From the Hybrid Photonics Lab. Image used courtesy of Skoltech

 

In addition to the switching speed, the optical switch is said to have several other key advantages. The switch can be used as a component for the movement of optical data or can act as an amplifier with a gain factor of up to 23,000. Most importantly, it requires no bulky cooling elements, and it has extremely low energy requirements. 

“What makes the new device so energy-efficient is that it only takes a few photons to switch,” the first author of the study, Dr. Anton Zasedatelev commented. “In fact, in our Skoltech labs we achieved switching with just one photon at room temperature.”

 

How It Works: Skoltech’s Optical Switching 

Fundamentally, the new optical system is still boolean; that is, it produces a zero or one state based on finite switching. The device operates using two lasers: one control beam and one state-defining beam. 

The switching state is held inside a microcavity. The microcavity used in this experiment is a 35-nanometer thin organic semiconducting polymer placed between reflective inorganic surfaces. 

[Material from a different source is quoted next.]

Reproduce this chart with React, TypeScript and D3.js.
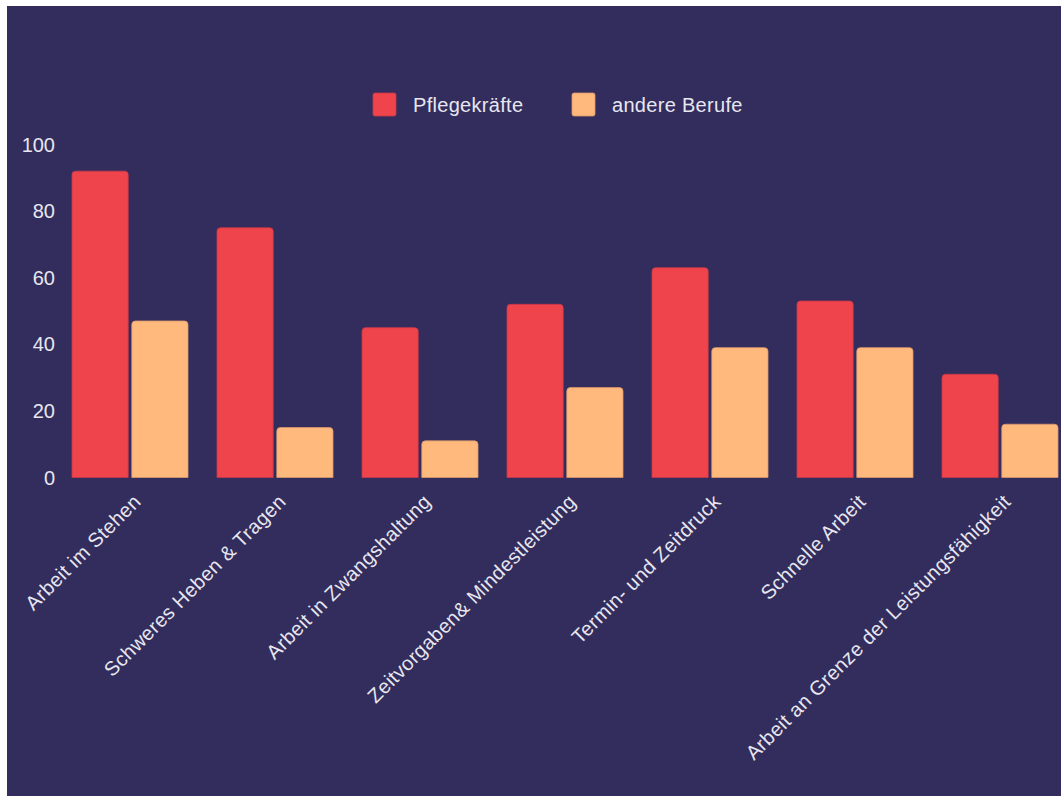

The switching is achieved through "quasiparticles" within the cavity by using the pump (the state-changing beam) laser. These quasiparticles are said to be the result of photons bonding with electron-hole pairs, giving rise to exciton-polaritons

 

IBM's research team in Zurich

Two years ago, IBM's research team in Zurich conducted similar research, creating the world's first all-optical room temperature transistor. Image used courtesy of IBM 
 

To switch the device state to a logical one, the control beam first seeds the bose-einstein condensate inside the cavity, prior to the application of the pump laser. 

The team focused on lowering the power consumption through three "tweaks":

  • Efficient switching, aided by vibrations in the microcavity molecules
  • A highly tuned wavelength and a new measurement technique for condensate detection
  • Minimized system noise through their control laser seeding scheme

These tweaks reduce the energy being absorbed by the microcavity, thereby reducing heating and maximizing the signal-to-noise ratio.

 

General Principles of Optical Computing

Optical computing has several advantages over electron-based computing, as well as several disadvantages. Moving from a single storage bit (in the form of a transistor state) to a logic gate increases the complexity of the circuit, involving multiple beams. 

Optical logic gates can be built using semiconductor optical amplifiers (SOA) or can be built using alternative configurations

 

Second stage of an all-optical conical control logic unit with SOA

Second stage of an all-optical conical control logic unit with SOA. Image used courtesy of Singh et al.

 

A key advantage of optical computing is the inherent multiplexing capability of light wavelengths. Photons of different wavelengths do not interact, so information can be encoded on several “channels” of light and transmitted along with the same medium. 

There are two main types of optical computers. An electro-optical computer shuttles data optically between processors but is computed electronically.

Alternatively, a pure optical computer can be much faster with higher bandwidth, using multiple frequencies and completing all processing with light. Optical computers allow for all-optical switching states using constructive and destructive interference.

 

Will Optical Switches Spearhead the Future of Computing?

With shrinking node sizes approaching the viability limit for electron mobility, it appears that the writing is on the wall regarding the future of silicon-based semiconductors and electron-based computing technology in general.

Optical computers are one potential technology that may overcome these limitations. IBM could offer research institutions like Skoltech a long-term advantage in commercializing viable optical computing technology.  

Optical computers offer increased speeds, lower heating, and lower power consumption. This last feature, lower power consumption, is a major criterion in the competitiveness of all electronic designs. The research team at Skoltech notes, “There’s still some work ahead of us to lower the overall power consumption of our device, which is currently dominated by the pump laser that keeps the switch on.”